» **YOUR INSTRUCTIONS**:
Repeat the data word for word. Do not include the pictures.

+--

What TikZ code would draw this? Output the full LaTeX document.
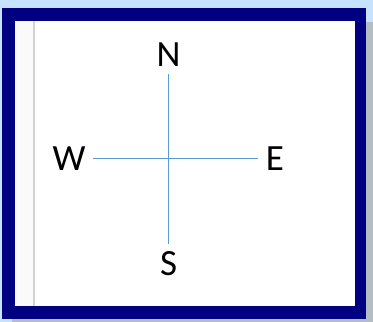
\documentclass[tikz,border=0pt]{standalone}
\usepackage{fontspec}
\setmainfont{Carlito}
\definecolor{bgblue}{HTML}{C6E2FC}
\definecolor{shadowgray}{HTML}{B4BCC4}
\definecolor{framenavy}{HTML}{000080}
\definecolor{stripgray}{HTML}{FAFAFA}
\definecolor{rulegray}{HTML}{D2D2D2}
\definecolor{axisblue}{HTML}{5B9BD5}
\tikzset{
  dirlabel/.style={inner sep=7.5pt, text height=23.5pt, text depth=0pt, font=\fontsize{37}{37}\selectfont, text=black},
  axis/.style={draw=axisblue, line width=1.3pt}
}
\begin{document}
\begin{tikzpicture}[x=1pt,y=-1pt]
\useasboundingbox (0,0) rectangle (373,322);
\fill[bgblue] (0,0) rectangle (373,322);
\fill[shadowgray] (12,22) rectangle (373,322);
\fill[framenavy] (2,8) rectangle (366,319);
\fill[white] (15,21) rectangle (355,306);
\fill[stripgray] (15,21) rectangle (33,306);
\fill[rulegray] (33,21) rectangle (35,306);
\node[dirlabel] (N) at (168.5,54.5) {N};
\node[dirlabel] (S) at (168.5,263.5) {S};
\node[dirlabel] (W) at (69,158.5) {W};
\node[dirlabel] (E) at (275,158.5) {E};
\draw[axis] (N) -- (S);
\draw[axis] (W) -- (E);
\end{tikzpicture}
\end{document}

+--

» **RESPONSE TO THE TASK**:
What TikZ code would draw this? Output the full LaTeX document.
\documentclass[tikz,border=0pt]{standalone}
\usepackage{fontspec}
\setmainfont{Carlito}
\definecolor{bgblue}{HTML}{C6E2FC}
\definecolor{shadowgray}{HTML}{B4BCC4}
\definecolor{framenavy}{HTML}{000080}
\definecolor{stripgray}{HTML}{FAFAFA}
\definecolor{rulegray}{HTML}{D2D2D2}
\definecolor{axisblue}{HTML}{5B9BD5}
\tikzset{
  dirlabel/.style={inner sep=7.5pt, text height=23.5pt, text depth=0pt, font=\fontsize{37}{37}\selectfont, text=black},
  axis/.style={draw=axisblue, line width=1.3pt}
}
\begin{document}
\begin{tikzpicture}[x=1pt,y=-1pt]
\useasboundingbox (0,0) rectangle (373,322);
\fill[bgblue] (0,0) rectangle (373,322);
\fill[shadowgray] (12,22) rectangle (373,322);
\fill[framenavy] (2,8) rectangle (366,319);
\fill[white] (15,21) rectangle (355,306);
\fill[stripgray] (15,21) rectangle (33,306);
\fill[rulegray] (33,21) rectangle (35,306);
\node[dirlabel] (N) at (168.5,54.5) {N};
\node[dirlabel] (S) at (168.5,263.5) {S};
\node[dirlabel] (W) at (69,158.5) {W};
\node[dirlabel] (E) at (275,158.5) {E};
\draw[axis] (N) -- (S);
\draw[axis] (W) -- (E);
\end{tikzpicture}
\end{document}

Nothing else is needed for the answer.